Starting your family history


Talk to your family. It makes no sense to spend days trawling through databases to find out your great-grandmother’s surname if someone in the family already knows it. So first, talk to parents, aunts, uncles, cousins, grandparents etc., and find out what they know. Most families have at least one individual who keeps track of the extended network of relatives, and if you can trace her (it usually is a woman), you’re off to a good start.

You can’t place any importance on the precise spelling of any of the surnames you’re dealing with. Although the spelling matters to us now, before the 20th century extraordinary variations regularly occur in different records – illiteracy was widespread and large numbers spoke Irish as their native language. Most people simply had more important things on their minds than how their name might be spelt in a record in a foreign language. Having enough to eat, for example.

Reported ages are almost never accurate. Before 1900, only a few very privileged children celebrated birthdays and without a celebration, why would you need to know a precise date? In addition, hardly any unfortunate souls over the age of 40 feel as old as they actually are. Put the two together and you have the prefect recipe for unlikely numbers of people reporting their ages as 30, 40, and 50. The moral is simple. Be sceptical. Be very sceptical.

The amount of information you’re dealing with can grow very quickly, especially in the early stages, so it’s a good idea to decide at the outset on a way of storing information that makes it easy for you to find things quickly. Most people pick up and put down family history research episodically, and the less time you waste hunting for something you just know you wrote down on the back of something somewhere, the easier the research will be. A shoebox with alphabetical index cards for each individual is perfectly fine. So is a loose-leaf binder. There are also some inexpensive software packages and websites that allow you easily to store and retrieve complex family information.

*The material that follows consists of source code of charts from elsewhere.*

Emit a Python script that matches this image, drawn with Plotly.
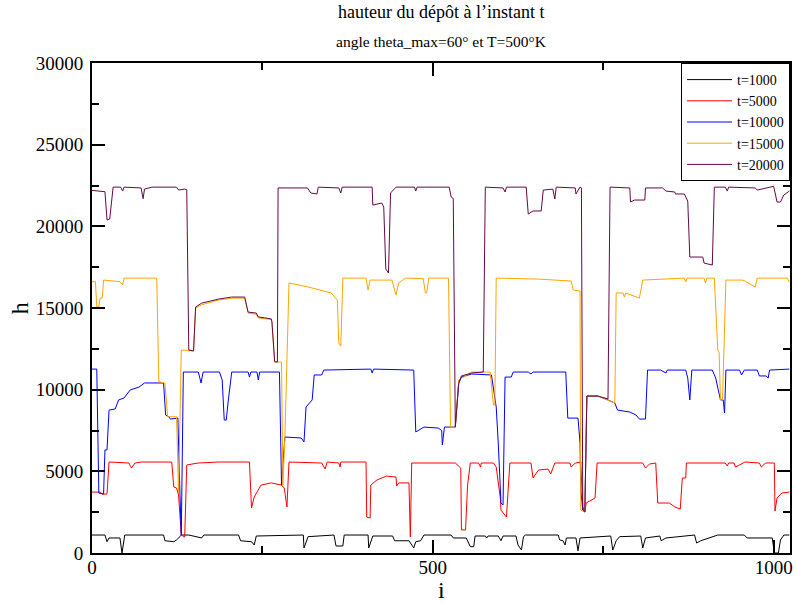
import plotly.graph_objects as go

# ---- data: (i, h) breakpoints ----
t1000_i = [0,19,22,25,41,44,47,48,105,107,120,124,129,131,142,161,164,215,218,234,238,241,310,311,317,355,358,368,370,405,406,412,441,444,465,469,472,475,482,487,527,530,549,555,560,562,577,579,581,596,600,603,622,625,630,633,636,684,686,691,694,696,710,713,716,761,764,769,774,805,808,812,833,835,842,884,887,893,913,918,957,961,998,1001,1007,1010,1015,1023]
t1000_h = [1100,1100,690,920,920,0,800,1100,1100,750,690,800,1000,1100,1100,920,1100,1100,750,690,490,1040,1100,310,1000,1100,430,430,1100,1100,310,1040,1040,750,750,490,310,690,750,1100,1100,920,920,390,390,1040,1040,920,1040,1040,750,1040,1040,490,180,1000,1100,1100,800,750,490,920,920,140,920,1040,180,750,1000,1040,310,920,1040,750,920,1100,610,750,1000,1100,1100,920,920,0,0,800,1100,1100]

t5000_i = [0,12,15,22,25,54,58,63,73,117,120,124,127,131,136,139,156,186,231,234,238,248,263,278,282,286,289,337,342,345,362,364,365,402,403,408,409,418,432,446,447,450,465,467,469,486,508,533,541,542,548,551,555,567,570,571,589,593,599,600,608,613,644,647,655,669,673,679,701,703,709,717,720,723,725,738,741,808,812,818,827,830,847,855,863,866,871,872,929,932,934,942,944,958,979,982,988,1001,1002,1005,1012,1023]
t5000_h = [3730,3730,3610,3610,5570,5510,5200,5510,5570,5570,4040,3980,3550,1100,980,5390,5510,5570,5570,2750,3430,4160,4290,4160,3980,2820,5570,5510,5140,5570,5510,5260,5570,5570,2200,2140,4160,4470,4710,4650,4100,4290,4290,980,5510,5510,5510,5510,5200,1410,1410,4160,5510,5510,5260,5510,5510,5260,3370,2630,2200,5510,5510,4590,5080,5140,4840,5510,5510,5260,5510,5570,2820,2510,3060,3370,5510,5510,5200,5450,5510,3060,3060,2820,2690,4590,4590,5510,5510,5330,5510,5510,5260,5570,5510,5260,5510,5510,2570,3370,3670,3730]

t10000_i = [0,7,10,17,19,22,25,34,39,47,56,69,77,105,108,113,115,126,129,131,134,156,160,163,187,191,194,197,200,205,229,231,233,242,244,246,275,278,283,307,311,314,323,326,337,340,409,411,413,472,475,487,508,513,514,517,533,538,542,557,586,593,596,600,603,606,615,618,640,644,647,695,698,713,716,717,720,723,726,742,757,767,771,789,798,803,812,815,834,842,844,871,874,877,880,910,915,918,922,926,928,930,950,953,957,976,979,989,992,994,1023]
t10000_h = [11260,11260,3670,3610,6310,6310,8750,8820,9370,9490,9980,10160,10410,10410,8450,8330,8200,8260,3670,1100,11080,11080,10410,11080,11080,10590,8140,8140,9370,11080,11080,10770,11080,11080,10590,11080,11080,4160,7100,7040,6800,8940,9370,10900,10900,11200,11260,11020,11260,11200,7410,7710,7650,7500,6610,7710,7710,10410,10770,10960,10900,8940,6730,3060,2940,10770,10770,11080,11080,10960,11080,11080,8260,8260,6730,3860,2630,2510,9610,9610,9370,9180,8750,8630,8450,8200,8200,11200,11200,11020,11200,11200,10710,9370,11200,11200,10710,10100,9370,9370,8570,11200,11200,10900,11200,11200,10840,10840,10710,11200,11260]

t15000_i = [0,5,7,10,12,15,17,41,45,47,95,98,107,111,124,127,131,149,152,161,186,205,224,229,241,244,263,264,268,278,280,283,289,316,351,360,362,365,368,402,405,408,440,446,450,460,486,489,491,494,523,526,533,538,557,584,589,591,593,655,703,706,716,717,723,726,742,757,767,769,779,781,783,803,808,869,871,873,898,900,902,913,918,920,922,925,928,930,954,958,973,976,1020,1023]
t15000_h = [16610,16610,15080,15080,15610,15610,16710,16610,16410,16830,16830,10490,10400,8340,8340,3670,12430,12370,14990,15200,15490,15600,15600,14690,14620,14390,14300,14080,11690,11690,4160,7120,16530,16300,15920,15490,12860,12670,16830,16830,16100,16710,16710,15800,16530,16830,16800,15920,15920,16830,16830,7710,7710,10590,11080,11080,9060,9060,16830,16770,16650,16100,16040,2630,2510,9610,9610,9370,9180,15920,15920,15670,15920,15610,16710,16830,16590,16830,16830,16530,16830,16830,12430,12300,9370,9370,13650,16710,16710,16650,16280,16830,16830,16590]

t20000_i = [0,19,22,26,31,42,45,47,72,75,77,88,124,127,136,139,142,149,152,161,186,205,224,229,241,244,253,263,264,268,272,273,316,321,330,332,362,365,367,411,412,425,428,431,435,438,446,473,475,477,524,527,530,533,538,542,557,574,577,603,606,608,637,640,647,659,662,676,679,681,709,710,716,718,720,723,726,742,757,760,789,790,796,811,812,837,842,855,856,869,874,877,896,898,910,913,929,932,934,973,976,1000,1005,1010,1015,1023]
t20000_h = [22200,22120,20390,20450,22400,22400,22160,22400,22350,21690,22280,22400,22400,22220,22280,22250,12430,12370,15060,15300,15550,15670,15670,14750,14690,14450,14400,14330,14160,11710,11690,22350,22350,22040,21980,22400,22350,22040,22400,22400,21300,21430,21180,17390,17140,22040,22400,22400,22160,22400,22400,21790,21700,7710,10400,10840,11020,11080,22400,22350,22100,22400,22400,20750,20940,20940,22220,22280,21670,22400,22350,21980,22400,22350,2630,2510,9610,9610,9430,22400,22350,21490,21610,21610,22350,22350,22160,22100,21980,21980,21550,18120,18120,17750,17630,22400,22400,22160,22400,22350,22220,22450,21490,21490,21920,22160]

series_names = ["t=1000", "t=5000", "t=10000", "t=15000", "t=20000"]
series_i = [t1000_i, t5000_i, t10000_i, t15000_i, t20000_i]
series_h = [t1000_h, t5000_h, t10000_h, t15000_h, t20000_h]
series_colors = ["#000000", "#ff0000", "#0000ff", "#ffa500", "#670748"]

title_text = "hauteur du dépôt à l’instant t"
subtitle_text = "angle theta_max=60° et T=500°K"
x_label = "i"
y_label = "h"

FONT = "Liberation Serif"

fig = go.Figure()
for name, xs, ys, c in zip(series_names, series_i, series_h, series_colors):
    fig.add_trace(go.Scatter(x=xs, y=ys, mode="lines", name=name,
                             line=dict(color=c, width=1)))

axis_common = dict(
    showline=True, linecolor="black", linewidth=2, mirror="ticks",
    ticks="inside", ticklen=13, tickwidth=1.5, tickcolor="black",
    showgrid=False, zeroline=False, tickformat="d",
    tickfont=dict(family=FONT, size=19, color="black"),
)

fig.update_xaxes(range=[0, 1024], tickmode="linear", tick0=0, dtick=500,
                 minor=dict(ticks="inside", ticklen=7, dtick=250, tickcolor="black", tickwidth=1.5),
                 ticklabelstandoff=-4, **axis_common)
fig.update_yaxes(range=[0, 30000], tickmode="linear", tick0=0, dtick=5000,
                 minor=dict(ticks="inside", ticklen=7, dtick=2500, tickcolor="black", tickwidth=1.5),
                 ticklabelstandoff=3, **axis_common)

fig.update_layout(
    width=796, height=605,
    margin=dict(l=92, r=3, t=63, b=52),
    paper_bgcolor="white", plot_bgcolor="white",
    font=dict(family=FONT, color="black"),
    showlegend=True,
    legend=dict(x=1, y=1, xanchor="right", yanchor="top",
                bordercolor="black", borderwidth=1, bgcolor="white",
                font=dict(family=FONT, size=14, color="black"),
                tracegroupgap=0, itemwidth=45),
    annotations=[
        dict(text=title_text, xref="paper", yref="paper", x=0.5, y=(553-12)/490,
             xanchor="center", yanchor="middle", showarrow=False,
             font=dict(family=FONT, size=18, color="black")),
        dict(text=subtitle_text, xref="paper", yref="paper", x=0.5, y=(553-42)/490,
             xanchor="center", yanchor="middle", showarrow=False,
             font=dict(family=FONT, size=15.5, color="black")),
        dict(text=x_label, xref="paper", yref="paper", x=0.5, y=(553-590)/490,
             xanchor="center", yanchor="middle", showarrow=False,
             font=dict(family=FONT, size=24, color="black")),
        dict(text=y_label, xref="paper", yref="paper", x=(20-92)/701, y=0.5,
             xanchor="center", yanchor="middle", showarrow=False, textangle=-90,
             font=dict(family=FONT, size=24, color="black")),
    ],
)

fig.write_html("out.html", config={"displayModeBar": False},
               post_script="document.body.style.margin='0px';")
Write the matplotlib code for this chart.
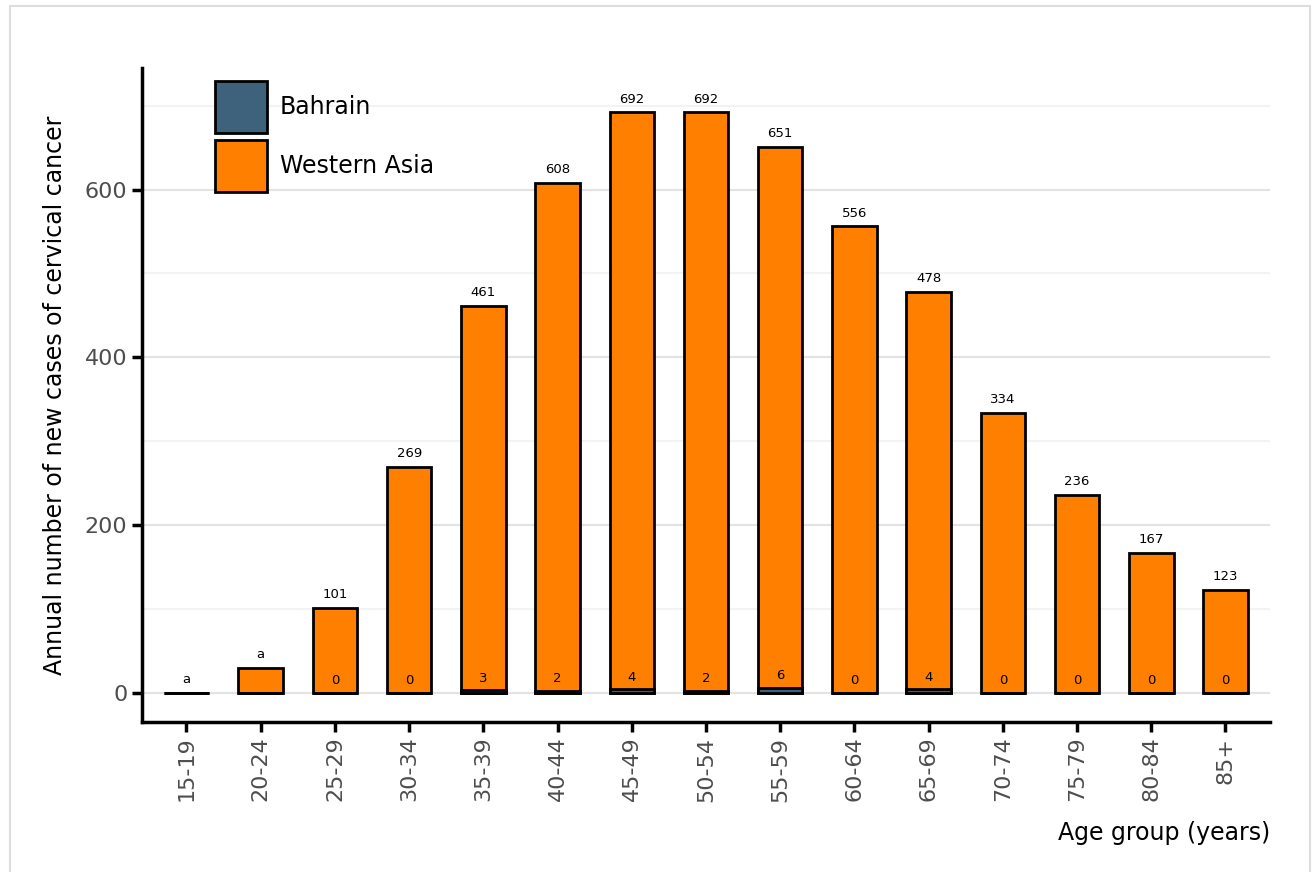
import matplotlib.pyplot as plt
import matplotlib.patches as mpatches
import numpy as np

# Age groups and annual new cervical cancer cases
age_groups = ['15-19', '20-24', '25-29', '30-34', '35-39', '40-44', '45-49',
              '50-54', '55-59', '60-64', '65-69', '70-74', '75-79', '80-84', '85+']
western_asia = [0, 30, 101, 269, 461, 608, 692, 692, 651, 556, 478, 334, 236, 167, 123]
bahrain = [0, 0, 0, 0, 3, 2, 4, 2, 6, 0, 4, 0, 0, 0, 0]
top_labels = ['a', 'a', '101', '269', '461', '608', '692', '692', '651', '556',
              '478', '334', '236', '167', '123']
bottom_labels = ['', '', '0', '0', '3', '2', '4', '2', '6', '0', '4', '0', '0', '0', '0']

orange = '#FF7F00'
blue = '#3F627C'

fig = plt.figure(figsize=(13.12, 8.72), dpi=100)
ax = fig.add_axes([0.1082, 0.172, 0.8598, 0.75])

x = np.arange(len(age_groups))
ax.bar(x, western_asia, width=0.6, color=orange, edgecolor='black', linewidth=2,
       label='Western Asia', zorder=3)
ax.bar(x, bahrain, width=0.6, color=blue, edgecolor='black', linewidth=2,
       label='Bahrain', zorder=4)

for i in range(len(x)):
    ax.annotate(top_labels[i], (x[i], western_asia[i]), xytext=(0, 5),
                textcoords='offset points', ha='center', va='bottom', fontsize=9.5, zorder=5)
    if bottom_labels[i]:
        ax.annotate(bottom_labels[i], (x[i], bahrain[i]), xytext=(0, 4),
                    textcoords='offset points', ha='center', va='bottom', fontsize=9.5, zorder=5)

ax.set_xlim(-0.6, 14.6)
ax.set_ylim(-35, 745)
ax.set_xticks(x)
ax.set_xticklabels(age_groups, rotation=90)
ax.set_yticks([0, 200, 400, 600])
ax.set_yticks([100, 300, 500, 700], minor=True)
ax.grid(axis='y', which='major', color='#E3E3E3', linewidth=1.5, zorder=0)
ax.grid(axis='y', which='minor', color='#F3F3F3', linewidth=1.5, zorder=0)
ax.tick_params(axis='y', which='minor', length=0)
ax.tick_params(axis='both', which='major', labelsize=16, labelcolor='#4D4D4D',
               width=2.5, length=7, color='black')

for side in ['top', 'right']:
    ax.spines[side].set_visible(False)
for side in ['left', 'bottom']:
    ax.spines[side].set_linewidth(2.5)

ax.set_ylabel('Annual number of new cases of cervical cancer', fontsize=17, labelpad=13)
ax.set_xlabel('Age group (years)', fontsize=17, loc='right', labelpad=14)

handles = [mpatches.Patch(facecolor=blue, edgecolor='black', linewidth=2, label='Bahrain'),
           mpatches.Patch(facecolor=orange, edgecolor='black', linewidth=2, label='Western Asia')]
ax.legend(handles=handles, loc='upper left', bbox_to_anchor=(0.05, 1.005), frameon=False,
          fontsize=17, handlelength=2.2, handleheight=3.0, labelspacing=0.3,
          handletextpad=0.55, borderaxespad=0.3)

# light frame around the figure
fig.patches.append(mpatches.Rectangle((10 / 1312, -0.1), 1300 / 1312, 1.093,
                                      transform=fig.transFigure, fill=False,
                                      edgecolor='#DDDDDD', linewidth=1.5))

fig.savefig('out.png', dpi=100)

The 1901 and 1911 census site – – is by far the best place to dip a toe in the water: it’s free, intuitive and has images of all the original census forms. Find your great-grandparents here, and you’re hooked.

As far as research is concerned, the only cast-iron rule is that you start from what you know and use it to find out more. It is almost impossible to take a historical family and try to uncover what your connection might be. Instead, think of yourself as a detective, taking each item of information as potential evidence and using it to track down more information that in turn becomes evidence for further research.